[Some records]
----

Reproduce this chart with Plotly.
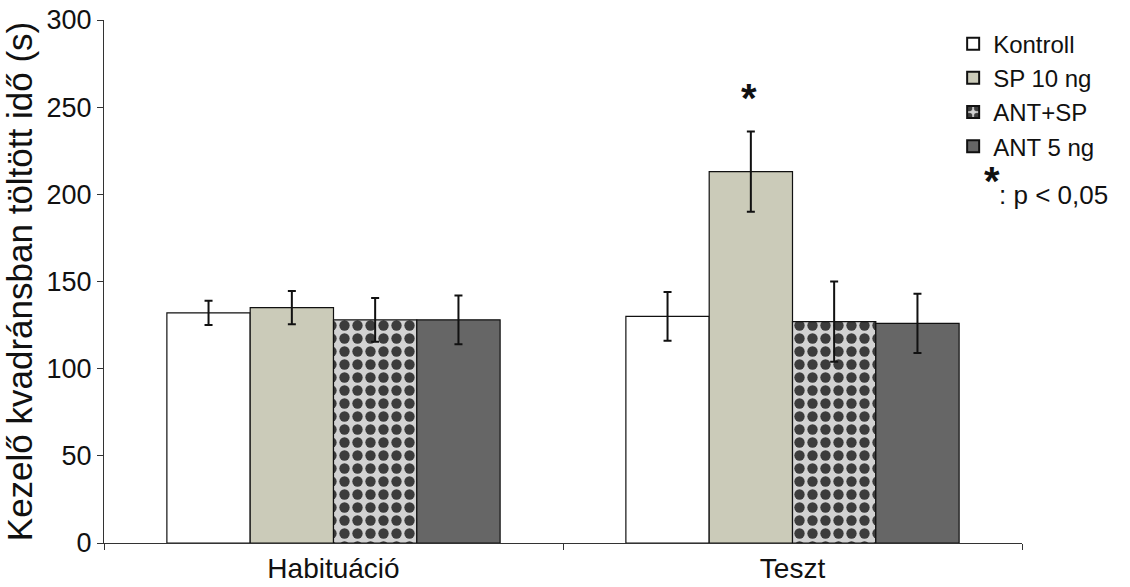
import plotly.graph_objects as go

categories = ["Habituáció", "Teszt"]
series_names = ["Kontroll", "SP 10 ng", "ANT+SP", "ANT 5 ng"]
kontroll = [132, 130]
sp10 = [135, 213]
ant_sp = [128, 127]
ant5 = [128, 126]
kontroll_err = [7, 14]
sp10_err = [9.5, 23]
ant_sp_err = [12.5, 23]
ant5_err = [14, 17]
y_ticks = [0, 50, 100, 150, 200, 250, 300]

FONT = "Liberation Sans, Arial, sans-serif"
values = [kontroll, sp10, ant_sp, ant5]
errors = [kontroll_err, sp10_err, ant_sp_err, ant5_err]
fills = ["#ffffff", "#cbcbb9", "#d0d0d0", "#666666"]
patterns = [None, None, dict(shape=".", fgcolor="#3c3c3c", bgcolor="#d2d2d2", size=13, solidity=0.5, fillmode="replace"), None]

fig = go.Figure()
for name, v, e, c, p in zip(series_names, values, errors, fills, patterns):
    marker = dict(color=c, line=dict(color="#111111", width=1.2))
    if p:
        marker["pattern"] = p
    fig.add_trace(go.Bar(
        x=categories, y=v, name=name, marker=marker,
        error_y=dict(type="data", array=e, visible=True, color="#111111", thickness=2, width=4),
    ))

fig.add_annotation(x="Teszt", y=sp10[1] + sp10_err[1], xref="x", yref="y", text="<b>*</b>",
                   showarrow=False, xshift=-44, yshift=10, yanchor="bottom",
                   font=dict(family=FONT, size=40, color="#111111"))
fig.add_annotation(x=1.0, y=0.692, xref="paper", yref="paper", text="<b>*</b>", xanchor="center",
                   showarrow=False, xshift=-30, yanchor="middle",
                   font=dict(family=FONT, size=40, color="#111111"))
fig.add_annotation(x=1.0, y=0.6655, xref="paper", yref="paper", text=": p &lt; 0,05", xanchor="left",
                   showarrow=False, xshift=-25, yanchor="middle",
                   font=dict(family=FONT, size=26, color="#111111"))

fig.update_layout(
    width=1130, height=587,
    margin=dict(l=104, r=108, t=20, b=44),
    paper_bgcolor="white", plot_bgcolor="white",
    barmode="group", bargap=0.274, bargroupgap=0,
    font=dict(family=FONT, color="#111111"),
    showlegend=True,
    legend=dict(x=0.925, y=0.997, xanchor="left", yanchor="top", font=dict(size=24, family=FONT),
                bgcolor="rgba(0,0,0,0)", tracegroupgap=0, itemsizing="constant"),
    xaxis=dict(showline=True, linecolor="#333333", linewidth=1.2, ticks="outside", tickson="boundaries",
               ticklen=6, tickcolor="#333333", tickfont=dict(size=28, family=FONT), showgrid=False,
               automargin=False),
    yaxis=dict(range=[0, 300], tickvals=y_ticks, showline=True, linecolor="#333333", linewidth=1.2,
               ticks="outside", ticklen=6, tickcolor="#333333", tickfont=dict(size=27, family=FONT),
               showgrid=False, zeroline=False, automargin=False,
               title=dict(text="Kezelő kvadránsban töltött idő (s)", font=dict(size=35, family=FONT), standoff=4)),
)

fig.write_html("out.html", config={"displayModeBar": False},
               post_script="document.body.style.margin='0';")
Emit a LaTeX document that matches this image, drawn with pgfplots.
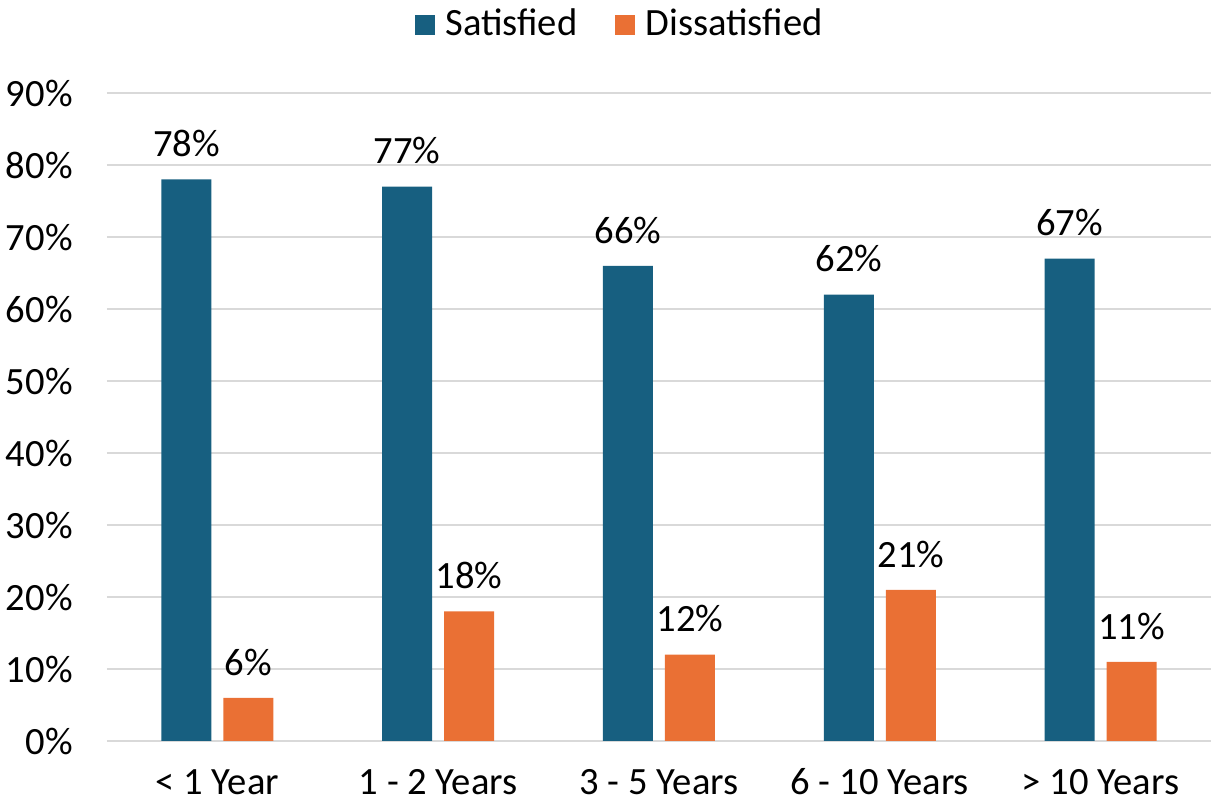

----

- JOB:
Pictures stay out; reproduce every line of the records exactly.

- TASK OUTPUT:
Reproduce this chart with Plotly.
import plotly.graph_objects as go

categories = ["Habituáció", "Teszt"]
series_names = ["Kontroll", "SP 10 ng", "ANT+SP", "ANT 5 ng"]
kontroll = [132, 130]
sp10 = [135, 213]
ant_sp = [128, 127]
ant5 = [128, 126]
kontroll_err = [7, 14]
sp10_err = [9.5, 23]
ant_sp_err = [12.5, 23]
ant5_err = [14, 17]
y_ticks = [0, 50, 100, 150, 200, 250, 300]

FONT = "Liberation Sans, Arial, sans-serif"
values = [kontroll, sp10, ant_sp, ant5]
errors = [kontroll_err, sp10_err, ant_sp_err, ant5_err]
fills = ["#ffffff", "#cbcbb9", "#d0d0d0", "#666666"]
patterns = [None, None, dict(shape=".", fgcolor="#3c3c3c", bgcolor="#d2d2d2", size=13, solidity=0.5, fillmode="replace"), None]

fig = go.Figure()
for name, v, e, c, p in zip(series_names, values, errors, fills, patterns):
    marker = dict(color=c, line=dict(color="#111111", width=1.2))
    if p:
        marker["pattern"] = p
    fig.add_trace(go.Bar(
        x=categories, y=v, name=name, marker=marker,
        error_y=dict(type="data", array=e, visible=True, color="#111111", thickness=2, width=4),
    ))

fig.add_annotation(x="Teszt", y=sp10[1] + sp10_err[1], xref="x", yref="y", text="<b>*</b>",
                   showarrow=False, xshift=-44, yshift=10, yanchor="bottom",
                   font=dict(family=FONT, size=40, color="#111111"))
fig.add_annotation(x=1.0, y=0.692, xref="paper", yref="paper", text="<b>*</b>", xanchor="center",
                   showarrow=False, xshift=-30, yanchor="middle",
                   font=dict(family=FONT, size=40, color="#111111"))
fig.add_annotation(x=1.0, y=0.6655, xref="paper", yref="paper", text=": p &lt; 0,05", xanchor="left",
                   showarrow=False, xshift=-25, yanchor="middle",
                   font=dict(family=FONT, size=26, color="#111111"))

fig.update_layout(
    width=1130, height=587,
    margin=dict(l=104, r=108, t=20, b=44),
    paper_bgcolor="white", plot_bgcolor="white",
    barmode="group", bargap=0.274, bargroupgap=0,
    font=dict(family=FONT, color="#111111"),
    showlegend=True,
    legend=dict(x=0.925, y=0.997, xanchor="left", yanchor="top", font=dict(size=24, family=FONT),
                bgcolor="rgba(0,0,0,0)", tracegroupgap=0, itemsizing="constant"),
    xaxis=dict(showline=True, linecolor="#333333", linewidth=1.2, ticks="outside", tickson="boundaries",
               ticklen=6, tickcolor="#333333", tickfont=dict(size=28, family=FONT), showgrid=False,
               automargin=False),
    yaxis=dict(range=[0, 300], tickvals=y_ticks, showline=True, linecolor="#333333", linewidth=1.2,
               ticks="outside", ticklen=6, tickcolor="#333333", tickfont=dict(size=27, family=FONT),
               showgrid=False, zeroline=False, automargin=False,
               title=dict(text="Kezelő kvadránsban töltött idő (s)", font=dict(size=35, family=FONT), standoff=4)),
)

fig.write_html("out.html", config={"displayModeBar": False},
               post_script="document.body.style.margin='0';")
Emit a LaTeX document that matches this image, drawn with pgfplots.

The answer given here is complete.